Sometimes, it is hard to find the time to breathe. Just breathe. To sit, still, and let my body land, calmly, into itself. And it is not about me not having the time. It is that I know that as soon as I stand up again to continue with my day, the tasks will line up in a line of responsibilities and problems to solve, like the pearls in a necklace. Being in that, it is hard to still my mind. Even with my body sitting.

I am having that kind of week.

My glass-covered breath lies on my kitchen table, waiting for me to find the breath in my body. To catch up. To see something, in the emptiness that is embraced by the spherical glass.

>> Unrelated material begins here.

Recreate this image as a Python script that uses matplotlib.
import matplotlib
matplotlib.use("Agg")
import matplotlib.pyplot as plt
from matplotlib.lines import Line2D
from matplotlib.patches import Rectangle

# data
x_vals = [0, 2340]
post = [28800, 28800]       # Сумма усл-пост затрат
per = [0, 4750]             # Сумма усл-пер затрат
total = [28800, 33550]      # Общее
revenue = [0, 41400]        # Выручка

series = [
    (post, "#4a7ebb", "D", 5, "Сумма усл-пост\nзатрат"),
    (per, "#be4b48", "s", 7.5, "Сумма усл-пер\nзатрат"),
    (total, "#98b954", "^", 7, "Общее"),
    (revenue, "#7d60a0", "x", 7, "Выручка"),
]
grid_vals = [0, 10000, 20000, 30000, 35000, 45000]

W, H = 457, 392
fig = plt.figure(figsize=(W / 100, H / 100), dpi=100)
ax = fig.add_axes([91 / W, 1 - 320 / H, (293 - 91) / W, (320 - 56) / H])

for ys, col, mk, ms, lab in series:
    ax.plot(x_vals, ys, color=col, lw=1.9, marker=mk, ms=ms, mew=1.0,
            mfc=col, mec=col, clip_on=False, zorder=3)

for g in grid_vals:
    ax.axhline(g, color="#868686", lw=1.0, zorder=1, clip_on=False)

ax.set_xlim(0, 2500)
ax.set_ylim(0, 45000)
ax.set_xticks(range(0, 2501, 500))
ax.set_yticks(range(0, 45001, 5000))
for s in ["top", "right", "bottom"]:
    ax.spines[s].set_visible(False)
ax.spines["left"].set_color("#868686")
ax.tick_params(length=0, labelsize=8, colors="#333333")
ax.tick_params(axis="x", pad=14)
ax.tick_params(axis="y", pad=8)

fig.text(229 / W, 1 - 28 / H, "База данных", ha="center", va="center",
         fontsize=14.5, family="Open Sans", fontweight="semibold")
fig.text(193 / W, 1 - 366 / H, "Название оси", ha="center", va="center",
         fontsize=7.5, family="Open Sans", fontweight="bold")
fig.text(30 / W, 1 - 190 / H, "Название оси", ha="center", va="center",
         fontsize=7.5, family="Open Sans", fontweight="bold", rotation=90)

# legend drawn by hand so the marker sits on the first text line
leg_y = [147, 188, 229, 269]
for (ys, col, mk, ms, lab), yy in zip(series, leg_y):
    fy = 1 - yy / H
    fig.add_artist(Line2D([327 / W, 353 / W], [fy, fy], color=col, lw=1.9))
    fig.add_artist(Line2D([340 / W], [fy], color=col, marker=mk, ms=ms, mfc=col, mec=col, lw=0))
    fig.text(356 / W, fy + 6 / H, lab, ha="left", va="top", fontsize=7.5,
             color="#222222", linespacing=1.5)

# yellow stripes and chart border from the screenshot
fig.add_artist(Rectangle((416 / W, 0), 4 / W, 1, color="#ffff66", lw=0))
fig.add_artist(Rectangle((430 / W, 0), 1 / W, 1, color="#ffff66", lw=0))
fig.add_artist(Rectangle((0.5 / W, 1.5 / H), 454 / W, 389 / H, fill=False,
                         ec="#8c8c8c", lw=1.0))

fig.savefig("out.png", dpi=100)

I cannot. I am stuck in the everyday.

After a week of bringing the breath of glass to places, we return to the gallery. All the participants, and the two collaborating artists who are leading the project. We take a walk together, a long line of people holding bubbles of glass, walking through the streets and small parks of Nordnes in the setting autumn sun.

And then we have dinner together, sitting in the gallery at a long table, eating from hand-made art-ceramics, and talk, and listen, are surprised and inspired and delighted.

All in all: A very nice experience. Trying something new, reflecting on it, sharing both time and food and thoughts with others.

And being a participant, delightful! I am usually the one organizing meetings like these, for research and not art, but still. A joy, being present and not having to oscillate between now and the big picture.